___ COLLECTED DATA ___
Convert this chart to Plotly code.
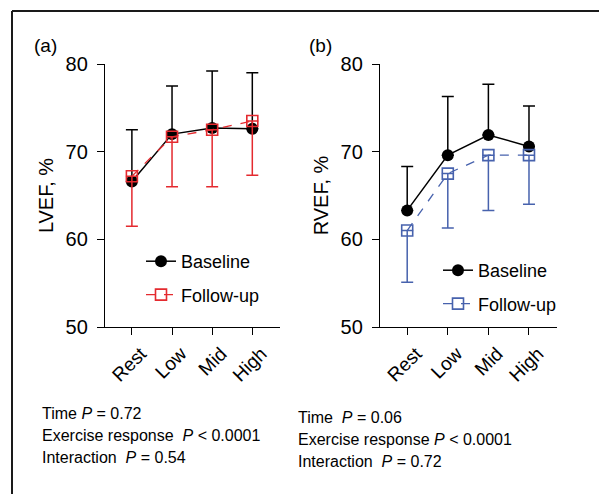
import plotly.graph_objects as go

categories = ["Rest", "Low", "Mid", "High"]

lvef_baseline = [66.6, 72.0, 72.7, 72.6]
lvef_baseline_sd = [5.9, 5.5, 6.5, 6.4]
lvef_followup = [67.2, 71.7, 72.5, 73.5]
lvef_followup_sd = [5.7, 5.7, 6.5, 6.2]

rvef_baseline = [63.3, 69.6, 71.9, 70.6]
rvef_baseline_sd = [5.0, 6.7, 5.8, 4.6]
rvef_followup = [61.0, 67.5, 69.6, 69.6]
rvef_followup_sd = [5.9, 6.2, 6.3, 5.6]

y_ticks = [50, 60, 70, 80]
panel_labels = ["(a)", "(b)"]
y_titles = ["LVEF, %", "RVEF, %"]
stats_left = ["Time <i>P</i> = 0.72", "Exercise response  <i>P</i> < 0.0001", "Interaction  <i>P</i> = 0.54"]
stats_right = ["Time  <i>P</i> = 0.06", "Exercise response <i>P</i> < 0.0001", "Interaction  <i>P</i> = 0.72"]

RED = "#e42a2f"
BLUE = "#4762ad"
FONT = "Liberation Sans, Arial, Helvetica, sans-serif"
W, H = 599, 494

x = list(range(len(categories)))
fig = go.Figure()

def add_panel(xa, ya, legend, base, base_sd, fol, fol_sd, col):
    fig.add_trace(go.Scatter(
        x=x, y=base, xaxis=xa, yaxis=ya, mode="lines+markers", name="Baseline",
        legend=legend, legendgroup=legend + "b",
        line=dict(color="black", width=1.5),
        marker=dict(symbol="circle", size=12, color="black"),
        error_y=dict(type="data", symmetric=False, array=base_sd, arrayminus=[0] * 4,
                     color="black", thickness=1.5, width=6),
    ))
    fig.add_trace(go.Scatter(
        x=x, y=fol, xaxis=xa, yaxis=ya, mode="lines+markers", name="Follow-up",
        legend=legend, legendgroup=legend + "f",
        line=dict(color=col, width=1.3, dash="dash"),
        marker=dict(symbol="square-open", size=11, color=col, line=dict(width=1.6, color=col)),
        error_y=dict(type="data", symmetric=False, array=[0] * 4, arrayminus=fol_sd,
                     color=col, thickness=1.5, width=6),
    ))

add_panel("x", "y", "legend", lvef_baseline, lvef_baseline_sd, lvef_followup, lvef_followup_sd, RED)
add_panel("x2", "y2", "legend2", rvef_baseline, rvef_baseline_sd, rvef_followup, rvef_followup_sd, BLUE)

ydom = [1 - 327 / H, 1 - 64 / H]
xcommon = dict(range=[-0.67, 3.69], tickmode="array", tickvals=x, ticktext=categories,
               tickangle=-45, showline=True, linecolor="black", linewidth=1.3,
               ticks="outside", ticklen=7, tickcolor="black", tickwidth=1.3,
               ticklabelshift=9, ticklabelstandoff=0,
               showgrid=False, zeroline=False, automargin=False,
               tickfont=dict(size=19, color="black"))
ycommon = dict(range=[50, 80], tickmode="array", tickvals=y_ticks, showline=True,
               linecolor="black", linewidth=1.3, ticks="outside", ticklen=7,
               tickcolor="black", tickwidth=1.3, showgrid=False, zeroline=False,
               ticklabelstandoff=5,
               automargin=False, tickfont=dict(size=20, color="black"), domain=ydom,
               title=dict(font=dict(size=20, color="black"), standoff=6))

fig.update_layout(
    width=W, height=H, margin=dict(l=0, r=0, t=0, b=0, pad=0, autoexpand=False),
    paper_bgcolor="white", plot_bgcolor="rgba(0,0,0,0)",
    font=dict(family=FONT, color="black"),
    xaxis=dict(domain=[105 / W, 280 / W], anchor="y", **xcommon),
    yaxis=dict(anchor="x", **ycommon),
    xaxis2=dict(domain=[380 / W, 557 / W], anchor="y2", **xcommon),
    yaxis2=dict(anchor="x2", **ycommon),
    legend=dict(x=141 / W, y=1 - 243 / H, xanchor="left", yanchor="top",
                bgcolor="rgba(0,0,0,0)", font=dict(size=18), tracegroupgap=7,
                itemwidth=30, traceorder="grouped"),
    legend2=dict(x=438 / W, y=1 - 252 / H, xanchor="left", yanchor="top",
                 bgcolor="rgba(0,0,0,0)", font=dict(size=18), tracegroupgap=7,
                 itemwidth=30, traceorder="grouped"),
)
fig.layout.yaxis.title.text = y_titles[0]
fig.layout.yaxis2.title.text = y_titles[1]

fig.add_annotation(text=panel_labels[0], xref="paper", yref="paper", x=32 / W, y=1 - 45 / H,
                   xanchor="left", yanchor="middle", showarrow=False, font=dict(size=19))
fig.add_annotation(text=panel_labels[1], xref="paper", yref="paper", x=307 / W, y=1 - 45 / H,
                   xanchor="left", yanchor="middle", showarrow=False, font=dict(size=19))

for i, t in enumerate(stats_left):
    fig.add_annotation(text=t, xref="paper", yref="paper", x=40 / W, y=1 - (413 + 22 * i) / H,
                       xanchor="left", yanchor="middle", showarrow=False, font=dict(size=16))
for i, t in enumerate(stats_right):
    fig.add_annotation(text=t, xref="paper", yref="paper", x=296 / W, y=1 - (417 + 22 * i) / H,
                       xanchor="left", yanchor="middle", showarrow=False, font=dict(size=16))

fig.add_shape(type="line", xref="paper", yref="paper", x0=12 / W, x1=12 / W, y0=0, y1=1 - 11 / H,
              line=dict(color="#1a1a1a", width=2))
fig.add_shape(type="line", xref="paper", yref="paper", x0=12 / W, x1=1, y0=1 - 11 / H, y1=1 - 11 / H,
              line=dict(color="#1a1a1a", width=2))

fig.write_html("out.html", config={"displayModeBar": False},
               post_script="document.body.style.margin='0';document.body.style.overflow='hidden';")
___
Leave out the pictures and print every line of the data exactly.

Convert this chart to Plotly code.
import plotly.graph_objects as go

categories = ["Rest", "Low", "Mid", "High"]

lvef_baseline = [66.6, 72.0, 72.7, 72.6]
lvef_baseline_sd = [5.9, 5.5, 6.5, 6.4]
lvef_followup = [67.2, 71.7, 72.5, 73.5]
lvef_followup_sd = [5.7, 5.7, 6.5, 6.2]

rvef_baseline = [63.3, 69.6, 71.9, 70.6]
rvef_baseline_sd = [5.0, 6.7, 5.8, 4.6]
rvef_followup = [61.0, 67.5, 69.6, 69.6]
rvef_followup_sd = [5.9, 6.2, 6.3, 5.6]

y_ticks = [50, 60, 70, 80]
panel_labels = ["(a)", "(b)"]
y_titles = ["LVEF, %", "RVEF, %"]
stats_left = ["Time <i>P</i> = 0.72", "Exercise response  <i>P</i> < 0.0001", "Interaction  <i>P</i> = 0.54"]
stats_right = ["Time  <i>P</i> = 0.06", "Exercise response <i>P</i> < 0.0001", "Interaction  <i>P</i> = 0.72"]

RED = "#e42a2f"
BLUE = "#4762ad"
FONT = "Liberation Sans, Arial, Helvetica, sans-serif"
W, H = 599, 494

x = list(range(len(categories)))
fig = go.Figure()

def add_panel(xa, ya, legend, base, base_sd, fol, fol_sd, col):
    fig.add_trace(go.Scatter(
        x=x, y=base, xaxis=xa, yaxis=ya, mode="lines+markers", name="Baseline",
        legend=legend, legendgroup=legend + "b",
        line=dict(color="black", width=1.5),
        marker=dict(symbol="circle", size=12, color="black"),
        error_y=dict(type="data", symmetric=False, array=base_sd, arrayminus=[0] * 4,
                     color="black", thickness=1.5, width=6),
    ))
    fig.add_trace(go.Scatter(
        x=x, y=fol, xaxis=xa, yaxis=ya, mode="lines+markers", name="Follow-up",
        legend=legend, legendgroup=legend + "f",
        line=dict(color=col, width=1.3, dash="dash"),
        marker=dict(symbol="square-open", size=11, color=col, line=dict(width=1.6, color=col)),
        error_y=dict(type="data", symmetric=False, array=[0] * 4, arrayminus=fol_sd,
                     color=col, thickness=1.5, width=6),
    ))

add_panel("x", "y", "legend", lvef_baseline, lvef_baseline_sd, lvef_followup, lvef_followup_sd, RED)
add_panel("x2", "y2", "legend2", rvef_baseline, rvef_baseline_sd, rvef_followup, rvef_followup_sd, BLUE)

ydom = [1 - 327 / H, 1 - 64 / H]
xcommon = dict(range=[-0.67, 3.69], tickmode="array", tickvals=x, ticktext=categories,
               tickangle=-45, showline=True, linecolor="black", linewidth=1.3,
               ticks="outside", ticklen=7, tickcolor="black", tickwidth=1.3,
               ticklabelshift=9, ticklabelstandoff=0,
               showgrid=False, zeroline=False, automargin=False,
               tickfont=dict(size=19, color="black"))
ycommon = dict(range=[50, 80], tickmode="array", tickvals=y_ticks, showline=True,
               linecolor="black", linewidth=1.3, ticks="outside", ticklen=7,
               tickcolor="black", tickwidth=1.3, showgrid=False, zeroline=False,
               ticklabelstandoff=5,
               automargin=False, tickfont=dict(size=20, color="black"), domain=ydom,
               title=dict(font=dict(size=20, color="black"), standoff=6))

fig.update_layout(
    width=W, height=H, margin=dict(l=0, r=0, t=0, b=0, pad=0, autoexpand=False),
    paper_bgcolor="white", plot_bgcolor="rgba(0,0,0,0)",
    font=dict(family=FONT, color="black"),
    xaxis=dict(domain=[105 / W, 280 / W], anchor="y", **xcommon),
    yaxis=dict(anchor="x", **ycommon),
    xaxis2=dict(domain=[380 / W, 557 / W], anchor="y2", **xcommon),
    yaxis2=dict(anchor="x2", **ycommon),
    legend=dict(x=141 / W, y=1 - 243 / H, xanchor="left", yanchor="top",
                bgcolor="rgba(0,0,0,0)", font=dict(size=18), tracegroupgap=7,
                itemwidth=30, traceorder="grouped"),
    legend2=dict(x=438 / W, y=1 - 252 / H, xanchor="left", yanchor="top",
                 bgcolor="rgba(0,0,0,0)", font=dict(size=18), tracegroupgap=7,
                 itemwidth=30, traceorder="grouped"),
)
fig.layout.yaxis.title.text = y_titles[0]
fig.layout.yaxis2.title.text = y_titles[1]

fig.add_annotation(text=panel_labels[0], xref="paper", yref="paper", x=32 / W, y=1 - 45 / H,
                   xanchor="left", yanchor="middle", showarrow=False, font=dict(size=19))
fig.add_annotation(text=panel_labels[1], xref="paper", yref="paper", x=307 / W, y=1 - 45 / H,
                   xanchor="left", yanchor="middle", showarrow=False, font=dict(size=19))

for i, t in enumerate(stats_left):
    fig.add_annotation(text=t, xref="paper", yref="paper", x=40 / W, y=1 - (413 + 22 * i) / H,
                       xanchor="left", yanchor="middle", showarrow=False, font=dict(size=16))
for i, t in enumerate(stats_right):
    fig.add_annotation(text=t, xref="paper", yref="paper", x=296 / W, y=1 - (417 + 22 * i) / H,
                       xanchor="left", yanchor="middle", showarrow=False, font=dict(size=16))

fig.add_shape(type="line", xref="paper", yref="paper", x0=12 / W, x1=12 / W, y0=0, y1=1 - 11 / H,
              line=dict(color="#1a1a1a", width=2))
fig.add_shape(type="line", xref="paper", yref="paper", x0=12 / W, x1=1, y0=1 - 11 / H, y1=1 - 11 / H,
              line=dict(color="#1a1a1a", width=2))

fig.write_html("out.html", config={"displayModeBar": False},
               post_script="document.body.style.margin='0';document.body.style.overflow='hidden';")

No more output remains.